Hi Doug - a continuation of my previous post but I wanted to place this separately in another post. Your point: "Now can original skin be definitively identified or recognized ? No it cannot, and the reason it cannot is because there is no difference between the toning that occurs at the beginning of a coins life, and toning that occurs 50 or 100 years later." Your point: "This is why, among what I shall call "advanced collectors" many of them highly prize the coins with what they call original skin." Are you saying that these type of "advanced collectors" are attempting to achieve a hopeless task if the original skin cannot be definitely identified or recognized?
Your leaving out a lot of what I said. My complete comments explain my reasoning for your shorter versions of my comments. But you seem to think that if a coin was minted say in the early 1800s and that coin toned, as all coins do. And about a hundred years later (early 1900's) that coin was dipped because the toning had reached the point that if allowed to continue unchecked it would damage the coin.

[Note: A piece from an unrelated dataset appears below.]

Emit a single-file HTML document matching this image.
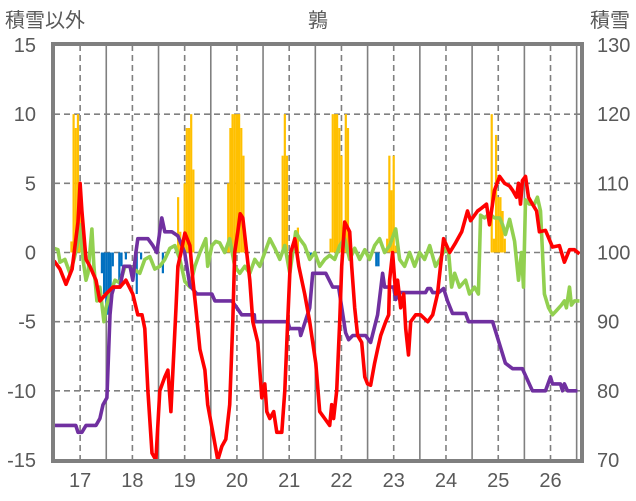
<!DOCTYPE html>
<html><head><meta charset="utf-8">
<style>
html,body{margin:0;padding:0;background:#fff;}
svg{display:block;font-family:"Liberation Sans","Noto Sans CJK JP",sans-serif;}
</style></head>
<body>
<svg id="chart" width="636" height="501" viewBox="0 0 636 501">
  <text x="5" y="27" font-size="20" fill="#595959">積雪以外</text>
  <text x="318" y="27" font-size="20" fill="#595959" text-anchor="middle">鶉</text>
  <text x="590" y="27" font-size="20" fill="#595959">積雪</text>
  <g id="grid"></g>
  <g id="bars"></g>
  <g id="lines"></g>
  <g id="frame"></g>
  <g id="labels"></g>
</svg>
<script>
const leftTicks = [15, 10, 5, 0, -5, -10, -15];
const rightTicks = [130, 120, 110, 100, 90, 80, 70];
const dayLabels = ["17","18","19","20","21","22","23","24","25","26"];

const orangeHours = [8,9,10,11,12, 57,58,59,60,61,62,63,64, 80,81,82,83,84,85,86,87, 105,106,107,112, 127,128,129,130,131,132,133,134,135,136, 153,154,155,156,157, 201,202,203,204,205,206,207];
const orangeValues = [0.8,10,9,10,4, 4,1.5,0.5,5,9,9,10,6, 5,9,10,10,10,10,9,7, 7,10,7,1.8, 1,10,10,10,9,7,0.5,10,9,1, 1,7,4.5,7,0.5, 10,1,8.5,4,4,3,1];
const blueHours = [22,23,24,25,26,27,30,31,33,38,40,50,118,148,149,215];
const blueValues = [-1.5,-3,-4.5,-4.5,-3,-1,-2,-1,-0.5,-3,-0.5,-1.5,-0.5,-1,-1,-1.5];

const redHours = [0,2.75,5.5,8.3,11,12,12.8,14.7,16.5,19.3,21.1,23.9,27,30.3,33,36.2,38.5,40.4,41.7,43.1,45,46.8,48.6,50.9,52.3,53.7,56,56.9,58.3,60.1,62.4,63.8,65.1,67,69.3,70.6,72.9,75.2,77.1,78.9,80.7,82.1,83,84.4,85.5,86.7,88.5,89.9,91.3,93.6,95.4,96.8,97.7,99.1,100.9,102.3,104.6,106,107.3,108.7,110.6,112.4,115.1,117.4,120.2,122,124.3,126.6,127.5,128.4,129.8,131.2,132.1,133.5,135.8,136.7,138.1,139.4,141.3,142.7,144,145.4,147.2,148.6,150,152.3,153.7,154.1,155.5,156.9,157.8,159.2,160.6,161.5,162.8,163.8,166.1,168.3,171.6,173.9,176.1,177.5,178.9,181.7,184.4,187.2,189.9,191.3,194.5,196.3,198.6,200,202.3,204.6,206.9,209.2,210.6,212.4,213.3,214.2,215.1,216.5,217.9,219.7,221.6,222.9,225.7,228.9,232.1,234.4,236.7,239,241.3];
const redValues = [-0.6,-1.2,-2.3,-1.2,2.2,5,3,-0.5,-1,-2,-3.5,-3,-2.5,-2.5,-2,-3,-4.5,-4.5,-5.5,-10,-14.5,-15,-10,-9,-8.5,-11.5,-4,-1,0,1.4,0.5,-2,-4,-7,-8.5,-11,-13,-15,-14,-13.5,-11,-5,0,1.5,2.8,2.5,0,-2,-5,-6.5,-10.5,-9.5,-11.5,-12,-11.5,-13,-13,-10,-5,0,1,-1,-3,-5,-8,-11.5,-12,-12.5,-11,-12,-10,-5,-1,2.2,1.5,-1,-4,-6,-6.5,-9,-9.5,-9.6,-8,-7,-6,-5,-4.5,-2,0,-3,-2,-4,-3,-5.5,-7.4,-5,-4.5,-4.5,-5,-4.5,-3,-1,1,0,0.7,1.5,3,2.3,3,3.2,3.5,2,4.5,5.5,5,4.8,4.5,4,5,3.5,5.2,5.5,4,3.5,3,1.5,1.6,0.4,0.5,-0.7,0.2,0.2,-0.1];

const purpleHours = [0,10,11,12.8,14.7,19.3,21.1,22.5,24.3,25.7,26.6,27.5,30.3,32.1,34.9,36.2,37.6,38.5,43.1,45.4,47.2,49.5,50.9,54.1,56.9,60,62.4,65.6,72.5,73.9,81.7,84,86.2,92,92.2,107.3,108.3,112.8,113.3,117.4,118.8,124.8,128,130.7,133.9,135.3,137.2,143.1,145.4,148.6,150.9,151.8,156,156.9,158.3,170.6,171.6,172.9,173.9,176.6,178.9,180.7,183,189,190.4,201.4,207.3,210.6,215.1,217.4,219.7,225.7,228,228.9,232.6,233.5,234.4,235.8,240.4];
const purpleValues = [-12.5,-12.5,-13,-13,-12.5,-12.5,-12,-11,-10.5,-4.5,-3,-2.5,-2.5,-1,-1,-2,0,1,1,0.5,0,2.5,1.5,1.5,1.2,0,-2.4,-3,-3,-3.5,-3.5,-4,-4.5,-4.5,-5,-5,-5.5,-5.5,-6,-4,-1.5,-1.5,-2.5,-2.5,-5.8,-6.3,-6,-6,-6.5,-4.5,-1.5,-2.5,-2.5,-3.4,-2.9,-2.9,-2.6,-2.6,-2.9,-2.9,-2.6,-3.5,-4.4,-4.4,-5,-5,-8,-8.4,-8.4,-9.2,-10,-10,-9,-9.5,-9.5,-10,-9.5,-10,-10];

const greenHours = [0,1.8,2.75,5,7.3,9.2,10.6,12,13.3,14.7,15.6,17.4,18.3,19.7,21.1,22.9,23.9,25.7,28,30.3,32.6,34.9,39.4,41.7,44,46.3,48.6,50.9,53.2,55.5,57.8,60.1,62.4,64.7,67,69.7,70.6,72.5,74.3,76.1,78.4,80.7,83,85.3,87.6,89.9,92.2,94.5,96.8,99.1,101.4,103.7,106,108.3,111,112.8,115.1,117.4,119.7,122,124.3,126.6,128.9,131.2,133.5,135.8,138.1,140.4,142.7,144.9,147.2,149.5,151.8,154.1,156.9,158.7,161,163.3,165.6,167.9,170.2,172.5,175.2,177.1,179.8,181.2,182.6,184,186.2,189,190.8,193.1,194.9,195.9,197.7,200,202.3,204.6,206,207.3,209.2,211.5,213.3,214.7,215.6,216.5,218.3,220.6,222,223.4,224.3,225.2,227.1,228.9,230.7,233,234.4,235.3,236.7,237.6,239,241.3];
const greenValues = [0.3,0.2,-0.7,-0.5,-1.5,-0.5,0.5,2,-0.5,-2,-1.5,1.7,-1,-3.5,-2.5,-5,-4,-3,-2,-2.2,-1,-1,-1.5,-0.5,-0.3,-1.2,-1,-0.5,0.3,0.5,-0.5,-2.1,-2.5,-1,0,1,-1,0.5,0.8,0.7,0,1,-1,-1.5,-1,-1.5,-0.5,-1,0,1,0.3,-0.5,0.5,-1.5,1.5,1,0.5,-0.5,0,-1,-0.5,-0.2,-0.5,0.5,1,-0.5,0.3,-0.5,0.2,-0.5,0.5,1,0,0.5,1.7,-0.5,-1,0,-1,0,-0.5,0.5,-1,-0.5,0.3,0,-2.5,-1.5,-2.5,-2,-3,-2.5,-3,2.7,2.5,2.8,2.5,2.5,2,1.3,2.4,0.8,-2,0,-2.5,3.8,3.5,3.5,4,3,0,-3,-4,-4.5,-4.2,-3.8,-3.5,-4,-2.5,-3.8,-3.5,-3.5];

const NS = "http://www.w3.org/2000/svg";
const PX0 = 54, PX1 = 581, PY0 = 45, PY1 = 460;
const H_MAX = 242;
function X(h){ return PX0 + h * (PX1 - PX0) / H_MAX; }
function Y(v){ return PY1 - (v + 15) * (PY1 - PY0) / 30; }
function mk(tag, attrs, parent){
  const e = document.createElementNS(NS, tag);
  for (const k in attrs) e.setAttribute(k, attrs[k]);
  parent.appendChild(e);
  return e;
}
const grid = document.getElementById('grid');
const bars = document.getElementById('bars');
const lines = document.getElementById('lines');
const frame = document.getElementById('frame');
const labels = document.getElementById('labels');

leftTicks.forEach(v => {
  if (v === 15 || v === -15) return;
  const l = mk('line', {x1:PX0, x2:PX1, y1:Y(v), y2:Y(v), stroke:'#808080', 'stroke-width':1.6, 'stroke-dasharray':'6,4'}, grid);
  
  
});
for (let d = 1; d < 11; d++) {
  const x = X(d * 24);
  if (x < PX1 - 2) {
    const l = mk('line', {x1:x, x2:x, y1:PY0, y2:PY1, stroke:'#808080', 'stroke-width':1.6}, grid);
    
    
  }
}
dayLabels.forEach((lab, i) => {
  const x = X(i * 24 + 12);
  const l = mk('line', {x1:x, x2:x, y1:PY0, y2:PY1, stroke:'#808080', 'stroke-width':1.6, 'stroke-dasharray':'6,4'}, grid);
  
  
  const t = mk('text', {x:x, y:487, 'font-size':20, fill:'#595959', 'text-anchor':'middle'}, labels);
  t.textContent = lab;
  
  
});

orangeHours.forEach((h, i) => {
  const v = orangeValues[i];
  const r = mk('rect', {x:X(h) - 1.1, y:Y(v), width:2.2, height:Y(0) - Y(v), fill:'#ffc000'}, bars);
  
  
});
blueHours.forEach((h, i) => {
  const v = blueValues[i];
  const r = mk('rect', {x:X(h) - 1.1, y:Y(0), width:2.2, height:Y(v) - Y(0), fill:'#0070c0'}, bars);
  
  
});

function drawLine(hours, vals, color, name){
  const d = hours.map((h, i) => (i ? 'L' : 'M') + X(h).toFixed(1) + ' ' + Y(vals[i]).toFixed(1)).join(' ');
  const p = mk('path', {d:d, fill:'none', stroke:color, 'stroke-width':3.6, 'stroke-linejoin':'round'}, lines);
  
  
}
drawLine(greenHours, greenValues, '#92d050', 'green-series-line');
drawLine(purpleHours, purpleValues, '#7030a0', 'snow-depth-line');
drawLine(redHours, redValues, '#ff0000', 'temperature-line');

const fr = mk('rect', {x:PX0 - 1, y:PY0 - 1, width:PX1 - PX0 + 2, height:PY1 - PY0 + 2, fill:'none', stroke:'#7f7f7f', 'stroke-width':4}, frame);



leftTicks.forEach(v => {
  const t = mk('text', {x:36, y:Y(v) + 7, 'font-size':20, fill:'#595959', 'text-anchor':'end'}, labels);
  t.textContent = v;
  
  
});
rightTicks.forEach((v, i) => {
  const t = mk('text', {x:597, y:Y(leftTicks[i]) + 7, 'font-size':20, fill:'#595959'}, labels);
  t.textContent = v;
  
  
});
</script>
</body></html>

And then another hundred years later (early 2000's) that the toning presently on the coin would somehow be different in 2000, and recognizably so, than it was in 1900. So I ask you, how could that even possibly be so ? Toning is toning - period. Yes, it can have different looks, different colors, different degrees of severity. But it is still all just toning. And in the end nobody knows what the coin looked like in 1900 so there is no way that it can be said that the toning presently on the coin has been there since 1800. The coin could have even been dipped in 1850 and again in 1900 and still nobody would know because the toning is still going to look original. Now there is one, but only one, possible exception. And that would be if the coin's pedigree were definitively known from the time it was minted to present date. And it was known, with reasonable certainty, that the coin had never been dipped by any of those owners. That said, I do not know of even a single coin, even including the greatest rarities, where that is the case. Is there such a coin, or more than one ? Yeah, maybe. But if there is you can bet that you'll have fingers left after you count them all. So is it a hopeless task ? When push comes to shove I'd have to say yes.
I'd like to ask opinions again. Specifically, are these old HALLMARK slabs "rare"? I can't find much info on them. My LCS says they were very selective and conservative as to grades and quality of the coins they'd slab. Any insight or knowledge would be appreciated. He just brought out another batch of them that I'm interested in, but would like to be better informed. Thanks in advance!
I don't see many Hallmark slabs. They're old enough for there to have been a lot of attrition before they became collectible. The 98-O Morgan shown might grade 64 today, but not DMPL.
The really interesting thing about old green holders like that is it that they basically come in two flavors due to the history of the individual coin. Grading of OGH is considered conservative by today's srandards. Which is NOT to say "automatic" upgrade. One population of holders has been picked over many many times by owners and dealers and nobody's been willing to resubmit it or they have resubmitted it and it quietly failed to meet the minimum. It may have just barely been a 64 back then and is today a solid 64 (maybe even CACable), but it will not make 65. The second population are the coins that have been off the market for 25 years, and those are the ones that are highly likely to upgrade.
The coin is very nice. Probably a 64, but as has been said, not worth the upgrade financially. The slab? BLECH!! I would consider that to be a raw coin in worthless plastic.
And I would consider the plastic to be more important than the coin. 98-O morgans are nothing special, but Hallmark slabs are hard to find. And it's not like it was a fly-by-night company, having Q David Bowers for an owner has to give it some legitimacy.
As a curiosity perhaps, but certainly no value added. Also not disputing the fact that the 98o is an extremely common date.
I know it's tough to say, without seeing the coin, but I have a question about the DMPL designation. I have an opportunity to get a 78-CC, graded by PCI (first generation slab from when they took over for HALLMARK) and its graded MS 63 DMPL VAM 11. The price is $1000. Now, without that DMPL, its value is about cut in half. How do I determine if it would still be DMPL by today's standards? Grey sheet has DMPL as a $1350 value so you can see why I want to be certain it is truly accepted as DMPL. Any help would be greatly appreciated!
You have to see it in hand. As much as grading standards have changed, the add ons and modifiers like CAM have changed more.
<3 those early PCI slabs with the Futura-family type. There are still gems in the rough in them. As a home test for DMPL, you want the fields of the coin - the whole field, both faces - to readably reflect newsprint at a distance of at least 8". You want to be comfortable with the idea of using the coin as a shaving mirror. Seriously.